Summer days.

We’re off to a pretty good start.  Our first full day of summer was spent thinking that baby Coco was on her way.  Nope, false alarm.  So on the second day Alex stayed home from work and we had an unplanned and unexpected weekday all together.  It was just what we needed.

There is really nothing better than watching our boys and Alex play together.  There is just something about that father-son bond.  He will play game after game with the boys for literally hours on end.  He is definitely the fun parent and I think our parenting styles are a pretty good combination and balance.

Goodness I’ve been in a funk.  For some reason I’m struggling with the end of this pregnancy.  It’s thrown me for a loop mainly because I don’t remember feeling like this before.  And its not necessarily the physical strains, but more of an in-my-head struggle.  More than anything I’m frusterated by my own selfishness.  It’s not an attractive trait and I’m so ready to be myself again.

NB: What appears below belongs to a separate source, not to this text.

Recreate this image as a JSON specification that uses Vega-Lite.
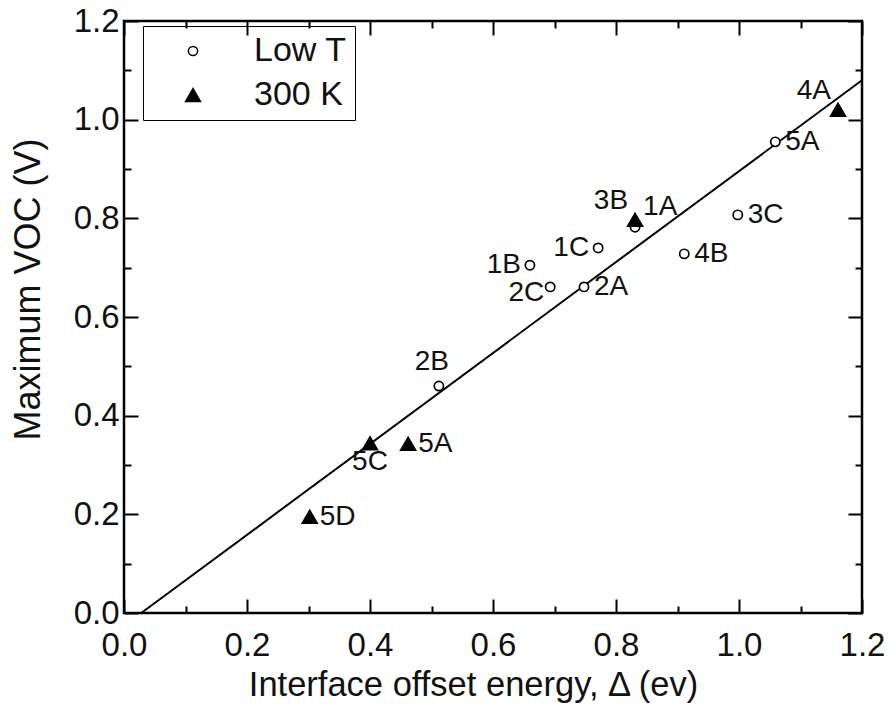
{
  "$schema": "https://vega.github.io/schema/vega-lite/v6.json",
  "width": 738,
  "height": 592,
  "autosize": {"type": "none"},
  "padding": {"left": 124, "top": 21, "right": 31, "bottom": 98},
  "background": "white",
  "config": {
    "view": {"stroke": "black", "strokeWidth": 2.5},
    "font": "Liberation Sans",
    "axis": {"domain": false, "grid": false, "tickColor": "black", "tickWidth": 2, "labelColor": "#111", "titleColor": "#111", "labelFont": "Liberation Sans", "titleFont": "Liberation Sans", "titleFontWeight": "normal", "labelFontSize": 33, "titleFontSize": 34.5},
    "legend": {"labelFont": "Liberation Sans"}
  },
  "datasets": {
    "fit": [{"x": 0.028, "y": 0.0}, {"x": 1.2, "y": 1.08}],
    "pts": [
      {"delta": 0.512, "voc": 0.46, "series": "Low T", "id": "2B"},
      {"delta": 0.693, "voc": 0.661, "series": "Low T", "id": "2C"},
      {"delta": 0.748, "voc": 0.661, "series": "Low T", "id": "2A"},
      {"delta": 0.66, "voc": 0.705, "series": "Low T", "id": "1B"},
      {"delta": 0.771, "voc": 0.74, "series": "Low T", "id": "1C"},
      {"delta": 0.831, "voc": 0.782, "series": "Low T", "id": "1A"},
      {"delta": 0.911, "voc": 0.728, "series": "Low T", "id": "4B"},
      {"delta": 0.998, "voc": 0.807, "series": "Low T", "id": "3C"},
      {"delta": 1.059, "voc": 0.955, "series": "Low T", "id": "5A"},
      {"delta": 0.831, "voc": 0.797, "series": "300 K", "id": "3B"},
      {"delta": 1.161, "voc": 1.02, "series": "300 K", "id": "4A"},
      {"delta": 0.4, "voc": 0.344, "series": "300 K", "id": "5C"},
      {"delta": 0.462, "voc": 0.343, "series": "300 K", "id": "5A"},
      {"delta": 0.302, "voc": 0.195, "series": "300 K", "id": "5D"}
    ],
    "lab_right": [
      {"delta": 0.748, "voc": 0.661, "id": "2A"},
      {"delta": 0.911, "voc": 0.728, "id": "4B"},
      {"delta": 0.998, "voc": 0.807, "id": "3C"},
      {"delta": 1.059, "voc": 0.955, "id": "5A"},
      {"delta": 0.462, "voc": 0.343, "id": "5A"},
      {"delta": 0.302, "voc": 0.195, "id": "5D"}
    ],
    "lab_left": [
      {"delta": 0.66, "voc": 0.705, "id": "1B"},
      {"delta": 0.771, "voc": 0.74, "id": "1C"}
    ],
    "lab_leftlow": [{"delta": 0.693, "voc": 0.661, "id": "2C"}],
    "lab_above": [{"delta": 0.512, "voc": 0.46, "id": "2B"}],
    "lab_below": [{"delta": 0.4, "voc": 0.344, "id": "5C"}],
    "lab_upright": [{"delta": 0.831, "voc": 0.782, "id": "1A"}],
    "lab_upleft": [
      {"delta": 0.831, "voc": 0.797, "id": "3B"},
      {"delta": 1.161, "voc": 1.02, "id": "4A"}
    ]
  },
  "resolve": {"axis": {"x": "independent", "y": "independent"}},
  "layer": [
    {
      "data": {"name": "fit"},
      "mark": {"type": "line", "color": "black", "strokeWidth": 2},
      "encoding": {
        "x": {"field": "x", "type": "quantitative", "scale": {"domain": [0, 1.2], "nice": false, "zero": false},
          "axis": {"orient": "bottom", "values": [0, 0.2, 0.4, 0.6, 0.8, 1.0, 1.2], "format": ".1f", "tickSize": -14, "labelPadding": 30, "title": "Interface offset energy, Δ (ev)", "titlePadding": 6, "titleX": 349, "labelFlush": false}},
        "y": {"field": "y", "type": "quantitative", "scale": {"domain": [0, 1.2], "nice": false, "zero": false},
          "axis": {"orient": "left", "values": [0, 0.2, 0.4, 0.6, 0.8, 1.0, 1.2], "format": ".1f", "tickSize": -14, "labelPadding": 19, "title": "Maximum VOC (V)", "titleFontSize": 36, "titleX": -77, "titleY": 268, "labelFlush": false}}
      }
    },
    {
      "data": {"name": "pts"},
      "mark": {"type": "point", "filled": true, "stroke": "black", "strokeWidth": 1.7, "opacity": 1},
      "encoding": {
        "x": {"field": "delta", "type": "quantitative", "scale": {"domain": [0, 1.2], "nice": false, "zero": false},
          "axis": {"orient": "bottom", "values": [0.1, 0.3, 0.5, 0.7, 0.9, 1.1], "tickSize": -7, "labels": false, "title": null}},
        "y": {"field": "voc", "type": "quantitative", "scale": {"domain": [0, 1.2], "nice": false, "zero": false},
          "axis": {"orient": "left", "values": [0.1, 0.3, 0.5, 0.7, 0.9, 1.1], "tickSize": -7, "labels": false, "title": null}},
        "shape": {"field": "series", "type": "nominal", "scale": {"domain": ["Low T", "300 K"], "range": ["circle", "triangle-up"]}, "title": null},
        "fill": {"field": "series", "type": "nominal", "scale": {"domain": ["Low T", "300 K"], "range": ["white", "black"]}, "title": null},
        "size": {"field": "series", "type": "nominal", "scale": {"domain": ["Low T", "300 K"], "range": [85, 220]}, "title": null, "legend": {
          "orient": "none", "legendX": 19, "legendY": 5, "strokeColor": "black", "padding": 8, "symbolOffset": 25, "labelOffset": 44, "labelFontSize": 34, "labelColor": "#111", "rowPadding": 10,
          "encode": {"legend": {"update": {"strokeWidth": {"value": 2}}}, "symbols": {"update": {"stroke": {"value": "black"}, "strokeWidth": {"value": 1.5}}}}}}
      }
    },
    {
      "data": {"name": "lab_right"},
      "mark": {"type": "text", "align": "left", "baseline": "middle", "dx": 10, "fontSize": 28, "color": "#111"},
      "encoding": {
        "x": {"field": "delta", "type": "quantitative", "scale": {"domain": [0, 1.2], "nice": false, "zero": false},
          "axis": {"orient": "top", "values": [0, 0.2, 0.4, 0.6, 0.8, 1.0, 1.2], "tickSize": -14, "labels": false, "title": null}},
        "y": {"field": "voc", "type": "quantitative", "scale": {"domain": [0, 1.2], "nice": false, "zero": false},
          "axis": {"orient": "right", "values": [0, 0.2, 0.4, 0.6, 0.8, 1.0, 1.2], "tickSize": -14, "labels": false, "title": null}},
        "text": {"field": "id"}
      }
    },
    {
      "data": {"name": "lab_left"},
      "mark": {"type": "text", "align": "right", "baseline": "middle", "dx": -9, "dy": 0, "fontSize": 28, "color": "#111"},
      "encoding": {
        "x": {"field": "delta", "type": "quantitative", "scale": {"domain": [0, 1.2], "nice": false, "zero": false},
          "axis": {"orient": "top", "values": [0.1, 0.3, 0.5, 0.7, 0.9, 1.1], "tickSize": -7, "labels": false, "title": null}},
        "y": {"field": "voc", "type": "quantitative", "scale": {"domain": [0, 1.2], "nice": false, "zero": false},
          "axis": {"orient": "right", "values": [0.1, 0.3, 0.5, 0.7, 0.9, 1.1], "tickSize": -7, "labels": false, "title": null}},
        "text": {"field": "id"}
      }
    },
    {
      "data": {"name": "lab_leftlow"},
      "mark": {"type": "text", "align": "right", "baseline": "middle", "dx": -6, "dy": 6, "fontSize": 28, "color": "#111"},
      "encoding": {
        "x": {"field": "delta", "type": "quantitative", "axis": null},
        "y": {"field": "voc", "type": "quantitative", "axis": null},
        "text": {"field": "id"}
      }
    },
    {
      "data": {"name": "lab_above"},
      "mark": {"type": "text", "align": "center", "baseline": "middle", "dx": -7, "dy": -24, "fontSize": 28, "color": "#111"},
      "encoding": {
        "x": {"field": "delta", "type": "quantitative", "axis": null},
        "y": {"field": "voc", "type": "quantitative", "axis": null},
        "text": {"field": "id"}
      }
    },
    {
      "data": {"name": "lab_below"},
      "mark": {"type": "text", "align": "center", "baseline": "middle", "dy": 19, "fontSize": 28, "color": "#111"},
      "encoding": {
        "x": {"field": "delta", "type": "quantitative", "axis": null},
        "y": {"field": "voc", "type": "quantitative", "axis": null},
        "text": {"field": "id"}
      }
    },
    {
      "data": {"name": "lab_upright"},
      "mark": {"type": "text", "align": "left", "baseline": "middle", "dx": 8, "dy": -20, "fontSize": 28, "color": "#111"},
      "encoding": {
        "x": {"field": "delta", "type": "quantitative", "axis": null},
        "y": {"field": "voc", "type": "quantitative", "axis": null},
        "text": {"field": "id"}
      }
    },
    {
      "data": {"name": "lab_upleft"},
      "mark": {"type": "text", "align": "right", "baseline": "middle", "dx": -7, "dy": -19, "fontSize": 28, "color": "#111"},
      "encoding": {
        "x": {"field": "delta", "type": "quantitative", "axis": null},
        "y": {"field": "voc", "type": "quantitative", "axis": null},
        "text": {"field": "id"}
      }
    }
  ]
}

To top it off {yes, this probably sounds silly even to say} I’m so tired of having painters around our house.  Don’t they know that I’m trying to nest?  And oh how I long to finally have our backyard back after three long weeks.  It’s amazing how quickly things can go downhill with three busy boys when they can’t just run outside to play.

In the meantime we’ve had to be creative as we try to establish some sort of summer routine.  We’ve spent hours in our front yard and in the yards of our neighbors {perhaps they’re ready for us to have our backyard back too?}  We’ve had no choice but to keep things simple.  And honestly the boys have been great.  They take turns with the hose, cover the floor with legos encouraging each other as they build, and manage to make a game out of almost anything.

I sure do love these boys.  And boy do I pray that His grace continues to cover us all summer long.  I pray that my children feel the presence of peace and patience even when I repeatedly come up short.  Because day after day I am humbled, knowing that only by His grace is all this goodness possible.